Generative AI Data Engineers
The CHI Software team is not standing still. We love our job and give it one hundred percent of us! Every new project is a challenge that we face successfully. The only thing that can stop us is... Wait, it’s nothing! The number of projects is growing, and with them, our team too.

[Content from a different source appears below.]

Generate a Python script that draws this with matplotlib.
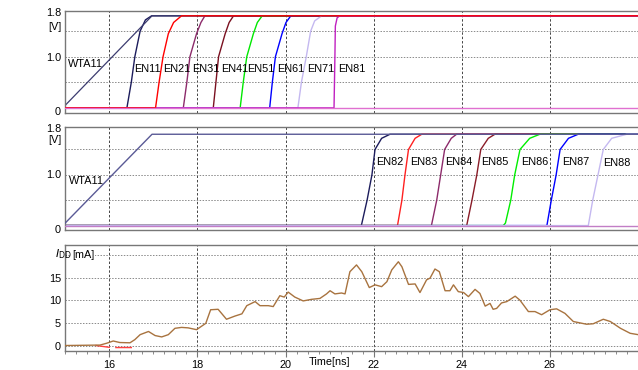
import matplotlib
matplotlib.use("Agg")
import matplotlib.pyplot as plt
from matplotlib.ticker import MultipleLocator
import numpy as np

plt.rcParams['font.family'] = ['Liberation Sans', 'DejaVu Sans']
plt.rcParams['font.size'] = 8

T_END = 28.0

# ---------------- top panel signals (V) ----------------
wta_t = [15.0, 16.97, T_END]
wta_v = [0.05, 1.8, 1.8]

top_names = ["EN11", "EN21", "EN31", "EN41", "EN51", "EN61", "EN71", "EN81"]
top_colors = ["#1c1c5c", "#ff0000", "#8c2a6a", "#7a1020", "#00e800", "#0000ff", "#c4b8f0", "#c020c0"]
top_t = [
    [16.40, 16.50, 16.58, 16.70, 16.82, 16.96],
    [17.05, 17.13, 17.22, 17.34, 17.46, 17.64],
    [17.68, 17.76, 17.83, 17.98, 18.08, 18.17],
    [18.36, 18.42, 18.48, 18.63, 18.72, 18.82],
    [18.97, 19.04, 19.12, 19.27, 19.36, 19.47],
    [19.64, 19.70, 19.77, 19.92, 20.01, 20.12],
    [20.28, 20.36, 20.47, 20.57, 20.66, 20.82],
    [21.10, 21.11, 21.12, 21.13, 21.17, 21.23],
]
top_v = [
    [0.0, 0.5, 1.0, 1.5, 1.72, 1.8],
    [0.0, 0.5, 1.0, 1.45, 1.67, 1.8],
    [0.0, 0.5, 1.0, 1.45, 1.67, 1.8],
    [0.0, 0.5, 1.0, 1.45, 1.67, 1.8],
    [0.0, 0.5, 1.0, 1.45, 1.67, 1.8],
    [0.0, 0.5, 1.0, 1.45, 1.67, 1.8],
    [0.0, 0.5, 1.0, 1.5, 1.7, 1.8],
    [0.0, 0.5, 1.0, 1.6, 1.76, 1.8],
]
top_label_t = [16.57, 17.23, 17.87, 18.54, 19.13, 19.82, 20.49, 21.20]
top_label_v = 0.76

# ---------------- middle panel signals (V) ----------------
mid_names = ["EN82", "EN83", "EN84", "EN85", "EN86", "EN87", "EN88"]
mid_colors = ["#1c1c5c", "#ff2020", "#8c2a6a", "#8a1c28", "#00ee00", "#0000ff", "#c4b8f0"]
mid_t = [
    [21.72, 21.85, 21.96, 22.03, 22.18, 22.37],
    [22.54, 22.64, 22.71, 22.79, 22.94, 23.09],
    [23.31, 23.43, 23.52, 23.61, 23.76, 23.88],
    [24.11, 24.23, 24.34, 24.43, 24.60, 24.75],
    [24.94, 24.99, 25.11, 25.20, 25.32, 25.54, 25.77],
    [25.93, 26.03, 26.14, 26.23, 26.42, 26.64],
    [26.87, 26.97, 27.09, 27.21, 27.40, 27.74],
]
mid_v = [
    [0.0, 0.5, 1.0, 1.5, 1.72, 1.8],
    [0.0, 0.5, 1.0, 1.5, 1.72, 1.8],
    [0.0, 0.5, 1.0, 1.5, 1.72, 1.8],
    [0.0, 0.5, 1.0, 1.5, 1.72, 1.8],
    [0.0, 0.05, 0.5, 1.0, 1.5, 1.72, 1.8],
    [0.0, 0.5, 1.0, 1.5, 1.72, 1.8],
    [0.0, 0.5, 1.0, 1.5, 1.72, 1.8],
]
mid_label_t = [22.05, 22.82, 23.62, 24.43, 25.35, 26.27, 27.21]
mid_label_v = [1.26, 1.26, 1.26, 1.26, 1.26, 1.26, 1.23]

# ---------------- bottom panel: supply current (mA) ----------------
idd_t = [15.01, 15.79, 15.94, 16.09, 16.24, 16.47, 16.58, 16.70, 16.89, 17.04,
         17.19, 17.34, 17.49, 17.64, 17.79, 17.98, 18.10, 18.19, 18.30, 18.47,
         18.66, 18.85, 19.01, 19.12, 19.31, 19.42, 19.61, 19.72, 19.87, 19.97,
         20.06, 20.21, 20.40, 20.59, 20.78, 20.93, 21.01, 21.12, 21.27, 21.35,
         21.46, 21.61, 21.73, 21.90, 22.03, 22.18, 22.30, 22.41, 22.56, 22.64,
         22.79, 22.94, 23.05, 23.20, 23.28, 23.39, 23.49, 23.62, 23.73, 23.81,
         23.92, 24.04, 24.15, 24.30, 24.41, 24.53, 24.64, 24.71, 24.79, 24.90,
         25.02, 25.21, 25.32, 25.51, 25.66, 25.81, 26.00, 26.15, 26.34, 26.53,
         26.83, 26.98, 27.21, 27.37, 27.60, 27.82, 28.00]
idd_v = [0.0, 0.1, 0.5, 1.0, 0.66, 0.6, 1.3, 2.4, 3.1, 2.2,
         1.9, 2.4, 3.8, 4.0, 3.9, 3.5, 4.3, 4.9, 7.9, 8.0,
         5.8, 6.5, 7.0, 8.8, 9.7, 8.8, 8.8, 8.6, 11.0, 10.7,
         11.8, 10.7, 9.85, 10.2, 10.4, 11.4, 12.1, 11.4, 11.6, 11.4,
         16.3, 17.8, 16.3, 12.8, 13.4, 13.0, 14.1, 16.7, 18.5, 17.4,
         13.5, 13.6, 11.7, 14.5, 14.9, 16.9, 16.3, 12.1, 12.1, 13.4,
         11.9, 11.7, 10.8, 12.4, 11.5, 8.7, 9.3, 8.0, 8.2, 9.4,
         9.7, 10.9, 10.0, 7.5, 7.5, 6.8, 7.9, 8.1, 7.1, 5.3,
         4.7, 4.8, 5.8, 5.3, 3.8, 2.7, 2.4]
red_t = [15.70, 15.85, 16.00, np.nan, 16.15, 16.50]
red_v = [0.0, -0.2, -0.4, np.nan, -0.45, -0.45]

x_major = [16, 18, 20, 22, 24, 26]

FS = 7.8

# ---------------- figure ----------------
W, H = 638, 370
fig = plt.figure(figsize=(W / 100, H / 100), dpi=100)
left = 65.2 / W
width = 13 * 44.07 / W


def mk(top_px, bot_px):
    return fig.add_axes([left, 1 - bot_px / H, width, (bot_px - top_px) / H])


ax1 = mk(10.7, 113.0)
ax2 = mk(127.3, 230.0)
ax3 = mk(245.0, 350.5)

for ax in (ax1, ax2, ax3):
    ax.set_xlim(15, T_END)
    for sp in ax.spines.values():
        sp.set_color("#777777")
        sp.set_linewidth(1.0)
    ax.spines['right'].set_visible(False)
    for x in x_major:
        ax.axvline(x, color="#444444", lw=0.7, ls=(0, (2.5, 2)), zorder=0.5)
    ax.tick_params(axis='y', length=0, pad=3, labelsize=FS)

grid_kw = dict(color="#8a8a8a", lw=0.7, ls=(0, (1.5, 1.5)), zorder=0.5)

# top panel
ax1.set_ylim(-0.1, 1.9)
for g in (0.5, 1.0, 1.5):
    ax1.axhline(g, **grid_kw)
for name, c, t, v in zip(top_names, top_colors, top_t, top_v):
    tt = [15.0] + t + [T_END]
    vv = [0.0] + v + [1.8]
    z = 3 if name == "EN21" else (2.5 if name == "EN81" else 2)
    ax1.plot(tt, vv, color=c, lw=1.0, zorder=z)
ax1.plot([15, T_END], [0, 0], color="#e070d0", lw=1.0, zorder=3.5)
ax1.plot(wta_t, wta_v, color="#3c3c70", lw=0.9, zorder=2.2)
ax1.text(15.06, 0.86, "WTA11", ha='left', va='center', fontsize=FS, zorder=5)
for name, tx in zip(top_names, top_label_t):
    ax1.text(tx, top_label_v, name, ha='left', va='center', fontsize=FS, zorder=5)
ax1.set_yticks([-0.07, 1.0, 1.88])
ax1.set_yticklabels(["0", "1.0", "1.8"])
ax1.set_xticks([])
fig.text(62 / W, 1 - 26.5 / H, "[V]", ha='right', va='center', fontsize=FS)

# middle panel
ax2.set_ylim(-0.087, 1.937)
for g in (0.5, 1.0, 1.5):
    ax2.axhline(g, **grid_kw)
for name, c, t, v in zip(mid_names, mid_colors, mid_t, mid_v):
    tt = [15.0] + t + [T_END]
    vv = [0.0] + v + [1.8]
    ax2.plot(tt, vv, color=c, lw=1.0, zorder=2)
ax2.plot([15, T_END], [0, 0], color="#c27ec6", lw=1.0, zorder=3.5)
ax2.plot(wta_t, wta_v, color="#5a5a96", lw=1.0, zorder=2.6)
ax2.text(15.08, 0.88, "WTA11", ha='left', va='center', fontsize=FS, zorder=5)
for name, tx, ty in zip(mid_names, mid_label_t, mid_label_v):
    ax2.text(tx, ty, name, ha='left', va='center', fontsize=FS, zorder=5)
ax2.set_yticks([-0.065, 1.01, 1.92])
ax2.set_yticklabels(["0", "1.0", "1.8"])
ax2.set_xticks([])
fig.text(62 / W, 1 - 140 / H, "[V]", ha='right', va='center', fontsize=FS)

# bottom panel
ax3.set_ylim(-1.1, 22.2)
for g in (0, 5, 10, 15, 20):
    ax3.axhline(g, **grid_kw)
ax3.plot(idd_t, idd_v, color="#a8733f", lw=1.0, zorder=3)
ax3.plot(red_t, red_v, color="#ff4040", lw=1.0, zorder=2.5)
ax3.set_yticks([0, 5, 10, 15])
ax3.set_yticklabels(["0", "5", "10", "15"])
ax3.set_xticks(x_major)
ax3.set_xticklabels([str(x) for x in x_major])
ax3.xaxis.set_minor_locator(MultipleLocator(0.25))
ax3.tick_params(axis='x', which='major', direction='out', length=4, width=0.8,
                color="#777777", labelsize=FS, pad=3)
ax3.tick_params(axis='x', which='minor', direction='out', length=2, width=0.6,
                color="#777777")
ax3.text(15.15, 19.9, "[mA]", ha='left', va='center', fontsize=FS, zorder=6,
         bbox=dict(facecolor='white', edgecolor='none', pad=0.6))
fig.text(55 / W, 1 - 254 / H, r"$I_{\mathrm{DD}}$", ha='left', va='center', fontsize=8)
fig.text(309 / W, 1 - 362 / H, "Time[ns]", ha='left', va='center', fontsize=FS)

fig.savefig("out.png", dpi=100)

And now we need а Generative AI Data Engineers.
Requirements:
- Proficiency in programming languages: Python, R;
- Experience with generative AI frameworks such as Hugging Face Transformers, OpenAI GPT APIs, TensorFlow GAN, PyTorch Lightning;
- Knowledge of data tools, including Apache Parquet, Delta Lake, and Feature Stores (Feast);
- Familiarity with big data technologies like Spark, Hadoop, Ray;
- Hands-on experience with cloud platforms: AWS (SageMaker, S3, EC2), Azure AI, GCP AI Platform;
- Expertise in specialized tools for various data types:
- Text: NLTK, Spacy, Gensim.
- Images: OpenCV, PIL, PyTorch Vision.
- Audio: Librosa, Torchaudio.
Responsibilities:
- Data Preparation for Generative Models:
Collecting, labeling, and processing unstructured data such as images, text, audio, and videos;
Utilizing advanced preprocessing techniques like tokenization, embedding generation, and image vectorization. - Building Data Pipelines:
Creating pipelines for managing large-scale, high-dimensional datasets;
Developing real-time pipelines for adaptive model updates. - Integration with Generative AI Frameworks:
Preparing data for models like GPT, DALL-E, and Stable Diffusion;
Integrating with APIs from OpenAI, Hugging Face, and other generative AI providers. - Data Anonymization and Augmentation:
Ensuring compliance with privacy regulations by anonymizing sensitive data;
Applying augmentation techniques (e.g., flipping, cropping, text paraphrasing) to enhance training datasets. - System Monitoring and Optimization:
Tracking model training performance using tools like TensorBoard;
Optimizing storage and retrieval for large datasets on cloud platforms. - Collaboration:
Working with ML engineers to fine-tune generative models;
Partnering with product teams to align AI capabilities with business goals.